Masked thieves in Norway have stolen what they thought were three Edvard Munch paintings - but they turned out to be worthless copies.
Munch's The Scream is still missing after being stolen last year
Two unarmed men burst into Oslo's Hotel Continental, threatened staff and removed three pictures from the walls.
But the hotel had swapped the originals with duplicates after two real Munch works were stolen from the Munch Museum in the city almost a year ago.
"It's a real fiasco for the thieves," hotel manager Siv Lunde Kolrud said.
The hotel's art collection includes 12 Munch originals, which were "in a very safe place", Ms Lunde Kolrud said.

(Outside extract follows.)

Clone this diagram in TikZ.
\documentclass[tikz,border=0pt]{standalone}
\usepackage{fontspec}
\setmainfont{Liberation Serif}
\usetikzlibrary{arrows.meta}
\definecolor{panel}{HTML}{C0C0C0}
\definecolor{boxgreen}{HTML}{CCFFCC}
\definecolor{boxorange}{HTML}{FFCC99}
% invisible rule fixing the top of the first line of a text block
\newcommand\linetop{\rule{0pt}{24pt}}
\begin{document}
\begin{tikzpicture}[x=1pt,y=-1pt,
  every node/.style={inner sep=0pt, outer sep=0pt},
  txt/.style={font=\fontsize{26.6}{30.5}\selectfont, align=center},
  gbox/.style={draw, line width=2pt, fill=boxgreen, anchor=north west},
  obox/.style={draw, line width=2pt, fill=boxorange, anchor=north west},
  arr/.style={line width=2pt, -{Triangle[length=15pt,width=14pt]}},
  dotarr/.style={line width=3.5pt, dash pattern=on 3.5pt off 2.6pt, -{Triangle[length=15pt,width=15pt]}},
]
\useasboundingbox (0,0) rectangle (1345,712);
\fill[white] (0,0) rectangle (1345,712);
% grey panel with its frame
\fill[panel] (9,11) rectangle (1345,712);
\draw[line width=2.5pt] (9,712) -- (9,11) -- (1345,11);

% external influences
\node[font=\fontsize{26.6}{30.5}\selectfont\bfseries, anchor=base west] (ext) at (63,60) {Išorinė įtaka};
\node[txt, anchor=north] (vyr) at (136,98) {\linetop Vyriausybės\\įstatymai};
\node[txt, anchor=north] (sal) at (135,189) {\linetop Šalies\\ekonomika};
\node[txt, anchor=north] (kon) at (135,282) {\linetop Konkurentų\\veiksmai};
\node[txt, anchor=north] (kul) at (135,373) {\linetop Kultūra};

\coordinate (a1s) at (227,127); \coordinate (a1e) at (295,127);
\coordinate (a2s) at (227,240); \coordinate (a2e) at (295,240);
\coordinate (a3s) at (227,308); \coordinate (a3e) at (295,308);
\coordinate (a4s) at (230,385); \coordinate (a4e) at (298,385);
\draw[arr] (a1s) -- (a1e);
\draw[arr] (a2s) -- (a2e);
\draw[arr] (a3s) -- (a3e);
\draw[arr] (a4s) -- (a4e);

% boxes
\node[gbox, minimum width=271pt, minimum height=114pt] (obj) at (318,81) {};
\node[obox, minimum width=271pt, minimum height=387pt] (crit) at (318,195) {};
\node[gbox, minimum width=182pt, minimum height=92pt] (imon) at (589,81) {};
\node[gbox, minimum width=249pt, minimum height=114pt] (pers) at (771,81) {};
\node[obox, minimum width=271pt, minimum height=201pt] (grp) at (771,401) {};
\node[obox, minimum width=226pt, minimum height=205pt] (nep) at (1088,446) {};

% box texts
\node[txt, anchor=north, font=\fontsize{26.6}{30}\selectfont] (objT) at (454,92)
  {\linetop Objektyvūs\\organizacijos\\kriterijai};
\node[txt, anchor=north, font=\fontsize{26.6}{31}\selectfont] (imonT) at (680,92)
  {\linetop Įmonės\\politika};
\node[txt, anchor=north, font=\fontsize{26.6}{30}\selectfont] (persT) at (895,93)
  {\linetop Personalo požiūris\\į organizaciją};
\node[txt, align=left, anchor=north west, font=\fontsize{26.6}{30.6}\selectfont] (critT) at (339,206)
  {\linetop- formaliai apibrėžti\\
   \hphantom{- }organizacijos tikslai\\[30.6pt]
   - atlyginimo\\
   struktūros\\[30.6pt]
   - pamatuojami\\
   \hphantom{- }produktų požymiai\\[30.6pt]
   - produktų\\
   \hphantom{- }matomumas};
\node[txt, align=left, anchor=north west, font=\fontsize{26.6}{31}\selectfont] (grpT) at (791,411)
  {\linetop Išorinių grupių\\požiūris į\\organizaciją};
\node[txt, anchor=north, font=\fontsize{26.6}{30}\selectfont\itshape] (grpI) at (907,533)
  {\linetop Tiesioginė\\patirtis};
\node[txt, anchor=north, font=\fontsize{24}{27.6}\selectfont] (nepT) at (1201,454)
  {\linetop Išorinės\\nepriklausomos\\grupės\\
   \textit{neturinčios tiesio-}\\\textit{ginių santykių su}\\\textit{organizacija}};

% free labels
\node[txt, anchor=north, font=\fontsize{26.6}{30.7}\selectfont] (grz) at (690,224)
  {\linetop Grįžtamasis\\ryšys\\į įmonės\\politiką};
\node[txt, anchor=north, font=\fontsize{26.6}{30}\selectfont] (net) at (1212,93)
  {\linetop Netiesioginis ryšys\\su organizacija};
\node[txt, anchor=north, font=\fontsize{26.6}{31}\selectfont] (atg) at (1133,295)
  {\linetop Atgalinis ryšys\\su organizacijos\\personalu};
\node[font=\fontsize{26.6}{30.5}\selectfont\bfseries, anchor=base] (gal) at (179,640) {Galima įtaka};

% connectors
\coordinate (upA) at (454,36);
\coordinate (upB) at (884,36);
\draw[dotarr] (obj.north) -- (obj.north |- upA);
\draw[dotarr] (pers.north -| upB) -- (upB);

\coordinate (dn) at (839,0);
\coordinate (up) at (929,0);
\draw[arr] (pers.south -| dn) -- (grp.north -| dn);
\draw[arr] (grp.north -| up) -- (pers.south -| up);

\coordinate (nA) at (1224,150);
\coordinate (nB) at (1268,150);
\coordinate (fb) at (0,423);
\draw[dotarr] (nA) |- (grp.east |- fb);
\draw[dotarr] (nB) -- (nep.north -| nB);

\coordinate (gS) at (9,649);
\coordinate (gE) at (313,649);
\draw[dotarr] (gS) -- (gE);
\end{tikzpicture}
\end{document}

The pictures stolen on Wednesday were actually photographs of The Vampire, Self-Portrait and Melancholy, she said, adding that the frames were the only things of value.
The men who raided the Munch Museum last August are not suspected of carrying out this theft, police spokesman Vidar Hjulstad said.
"They are not like the thieves from the real Munch Museum, these are amateurs," he said. "They made a fool out of themselves."
An abandoned getaway car was found about a kilometre (0.6 miles) away.
After the theft last August, security was stepped up and five arrests have been made.
But The Scream and Madonna have not been found and the Munch Museum remained closed until last month.
In March, three lesser Munch works were taken from another hotel but were recovered the following day.